State only how many lines below include the string "this".

## start DATA SECTION

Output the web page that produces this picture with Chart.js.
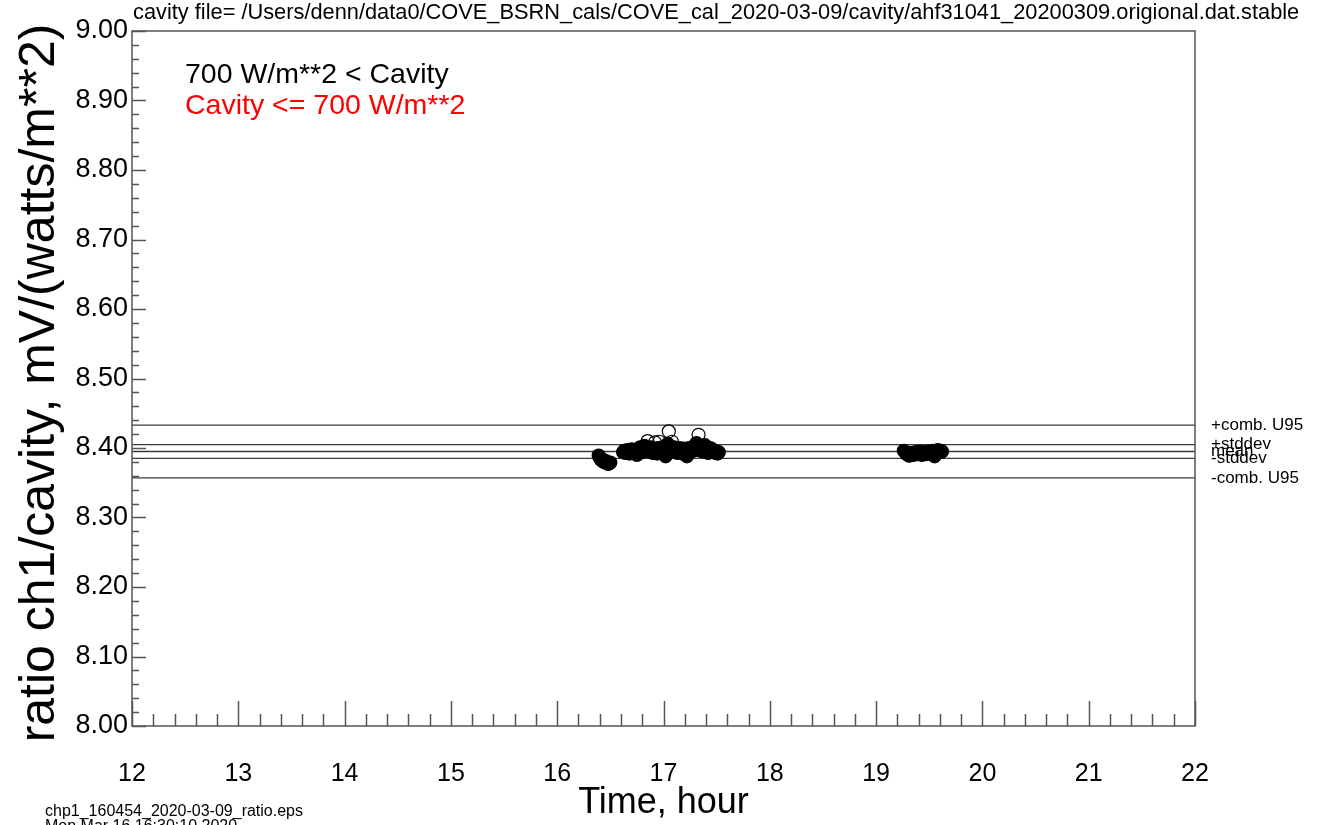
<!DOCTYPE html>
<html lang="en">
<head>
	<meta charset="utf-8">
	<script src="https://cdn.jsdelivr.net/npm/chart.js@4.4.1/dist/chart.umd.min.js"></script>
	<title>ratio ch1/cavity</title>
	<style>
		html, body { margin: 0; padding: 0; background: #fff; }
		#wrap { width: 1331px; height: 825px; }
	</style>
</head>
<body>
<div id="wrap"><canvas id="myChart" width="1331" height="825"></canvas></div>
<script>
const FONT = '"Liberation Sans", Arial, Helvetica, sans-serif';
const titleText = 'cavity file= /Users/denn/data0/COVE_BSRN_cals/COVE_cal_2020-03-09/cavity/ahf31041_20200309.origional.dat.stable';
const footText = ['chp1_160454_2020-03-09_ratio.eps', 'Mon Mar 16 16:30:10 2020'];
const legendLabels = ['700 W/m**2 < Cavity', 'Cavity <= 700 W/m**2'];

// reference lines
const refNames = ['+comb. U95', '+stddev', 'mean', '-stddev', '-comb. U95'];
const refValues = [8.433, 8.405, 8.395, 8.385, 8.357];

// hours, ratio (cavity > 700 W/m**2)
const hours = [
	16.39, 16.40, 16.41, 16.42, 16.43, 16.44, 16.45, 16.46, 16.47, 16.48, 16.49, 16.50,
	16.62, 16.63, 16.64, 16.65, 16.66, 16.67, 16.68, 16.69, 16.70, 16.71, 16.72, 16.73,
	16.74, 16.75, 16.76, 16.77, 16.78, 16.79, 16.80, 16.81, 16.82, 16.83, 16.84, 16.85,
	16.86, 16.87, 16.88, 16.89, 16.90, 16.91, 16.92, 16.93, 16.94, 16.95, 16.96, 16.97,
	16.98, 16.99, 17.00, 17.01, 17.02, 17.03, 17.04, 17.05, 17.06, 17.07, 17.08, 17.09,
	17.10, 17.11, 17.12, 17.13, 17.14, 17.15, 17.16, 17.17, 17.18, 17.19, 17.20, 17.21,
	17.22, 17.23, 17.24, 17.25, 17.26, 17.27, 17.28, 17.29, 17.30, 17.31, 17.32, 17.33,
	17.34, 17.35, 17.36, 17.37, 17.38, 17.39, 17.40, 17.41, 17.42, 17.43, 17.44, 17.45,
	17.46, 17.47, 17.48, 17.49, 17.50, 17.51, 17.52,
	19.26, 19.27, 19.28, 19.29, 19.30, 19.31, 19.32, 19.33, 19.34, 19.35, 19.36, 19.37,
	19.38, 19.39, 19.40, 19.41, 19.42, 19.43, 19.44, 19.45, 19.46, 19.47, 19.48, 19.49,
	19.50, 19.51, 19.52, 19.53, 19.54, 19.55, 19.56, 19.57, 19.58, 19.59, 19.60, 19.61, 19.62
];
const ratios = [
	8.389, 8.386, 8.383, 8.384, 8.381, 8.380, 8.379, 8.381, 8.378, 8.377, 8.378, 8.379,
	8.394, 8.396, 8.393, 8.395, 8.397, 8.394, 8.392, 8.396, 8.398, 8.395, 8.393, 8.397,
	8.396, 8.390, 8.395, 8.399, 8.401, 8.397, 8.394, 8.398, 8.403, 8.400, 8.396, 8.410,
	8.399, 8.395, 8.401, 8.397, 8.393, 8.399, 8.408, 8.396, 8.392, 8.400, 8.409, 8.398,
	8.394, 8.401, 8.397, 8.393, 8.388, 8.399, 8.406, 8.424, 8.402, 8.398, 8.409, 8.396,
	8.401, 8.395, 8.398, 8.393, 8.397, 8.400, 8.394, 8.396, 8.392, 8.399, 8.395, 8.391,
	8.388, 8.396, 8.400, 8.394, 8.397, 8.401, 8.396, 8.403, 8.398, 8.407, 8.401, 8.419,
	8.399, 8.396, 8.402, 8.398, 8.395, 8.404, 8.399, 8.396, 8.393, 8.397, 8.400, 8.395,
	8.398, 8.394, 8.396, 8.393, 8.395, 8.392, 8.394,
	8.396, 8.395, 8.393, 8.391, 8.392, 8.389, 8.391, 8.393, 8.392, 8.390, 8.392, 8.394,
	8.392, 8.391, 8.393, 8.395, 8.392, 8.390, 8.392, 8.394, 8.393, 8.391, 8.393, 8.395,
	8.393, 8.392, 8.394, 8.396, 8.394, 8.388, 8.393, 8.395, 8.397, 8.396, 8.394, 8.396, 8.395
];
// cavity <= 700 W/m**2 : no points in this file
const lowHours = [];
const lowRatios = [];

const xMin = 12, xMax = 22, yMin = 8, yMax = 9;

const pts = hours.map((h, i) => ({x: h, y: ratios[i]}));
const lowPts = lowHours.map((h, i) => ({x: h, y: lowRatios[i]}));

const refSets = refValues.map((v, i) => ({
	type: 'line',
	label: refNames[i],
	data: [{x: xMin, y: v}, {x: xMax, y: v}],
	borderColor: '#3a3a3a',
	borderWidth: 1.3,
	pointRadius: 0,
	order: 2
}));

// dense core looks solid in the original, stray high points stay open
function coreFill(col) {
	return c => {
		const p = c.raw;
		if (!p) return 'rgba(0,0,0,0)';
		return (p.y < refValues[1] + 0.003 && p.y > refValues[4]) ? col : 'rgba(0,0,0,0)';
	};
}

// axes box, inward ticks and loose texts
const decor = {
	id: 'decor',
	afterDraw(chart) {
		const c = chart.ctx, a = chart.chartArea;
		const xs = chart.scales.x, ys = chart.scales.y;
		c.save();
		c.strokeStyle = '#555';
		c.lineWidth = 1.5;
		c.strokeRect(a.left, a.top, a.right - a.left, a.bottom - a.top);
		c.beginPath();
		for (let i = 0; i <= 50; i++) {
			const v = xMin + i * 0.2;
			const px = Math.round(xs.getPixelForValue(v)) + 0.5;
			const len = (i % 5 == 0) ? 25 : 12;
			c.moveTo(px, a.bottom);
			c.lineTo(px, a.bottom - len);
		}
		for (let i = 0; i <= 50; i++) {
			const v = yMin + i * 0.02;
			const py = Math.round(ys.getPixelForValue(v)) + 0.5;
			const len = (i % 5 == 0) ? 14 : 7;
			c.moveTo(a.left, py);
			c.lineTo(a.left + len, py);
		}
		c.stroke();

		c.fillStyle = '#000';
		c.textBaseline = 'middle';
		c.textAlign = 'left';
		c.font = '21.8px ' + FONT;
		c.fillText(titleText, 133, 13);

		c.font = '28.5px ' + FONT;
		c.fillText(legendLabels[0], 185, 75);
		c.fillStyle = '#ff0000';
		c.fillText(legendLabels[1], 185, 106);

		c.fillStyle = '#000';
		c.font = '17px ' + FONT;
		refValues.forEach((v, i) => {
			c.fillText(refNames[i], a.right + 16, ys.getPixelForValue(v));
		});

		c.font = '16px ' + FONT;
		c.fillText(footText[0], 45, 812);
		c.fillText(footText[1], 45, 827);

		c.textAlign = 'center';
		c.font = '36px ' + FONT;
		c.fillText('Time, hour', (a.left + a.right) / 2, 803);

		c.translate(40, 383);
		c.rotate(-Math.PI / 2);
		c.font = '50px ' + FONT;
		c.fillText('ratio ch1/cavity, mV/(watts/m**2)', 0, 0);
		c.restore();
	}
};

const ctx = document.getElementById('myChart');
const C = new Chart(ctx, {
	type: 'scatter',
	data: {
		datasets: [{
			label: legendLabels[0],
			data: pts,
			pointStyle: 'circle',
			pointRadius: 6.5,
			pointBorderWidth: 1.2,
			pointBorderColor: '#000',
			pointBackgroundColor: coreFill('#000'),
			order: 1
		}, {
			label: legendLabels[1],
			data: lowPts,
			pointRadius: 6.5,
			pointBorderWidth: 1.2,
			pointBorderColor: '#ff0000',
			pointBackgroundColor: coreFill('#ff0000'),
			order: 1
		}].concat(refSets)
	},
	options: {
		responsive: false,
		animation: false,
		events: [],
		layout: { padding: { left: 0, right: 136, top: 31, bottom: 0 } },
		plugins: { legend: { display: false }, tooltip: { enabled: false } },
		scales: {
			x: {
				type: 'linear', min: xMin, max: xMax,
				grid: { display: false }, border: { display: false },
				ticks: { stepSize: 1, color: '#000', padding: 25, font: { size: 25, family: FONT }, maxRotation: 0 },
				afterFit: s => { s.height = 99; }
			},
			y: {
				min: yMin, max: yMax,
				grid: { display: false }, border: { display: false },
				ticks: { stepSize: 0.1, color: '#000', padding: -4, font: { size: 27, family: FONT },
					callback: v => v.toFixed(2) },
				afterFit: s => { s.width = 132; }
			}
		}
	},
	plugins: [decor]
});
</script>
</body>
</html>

## end DATA SECTION

§ **EXPECTED OUTPUT**
2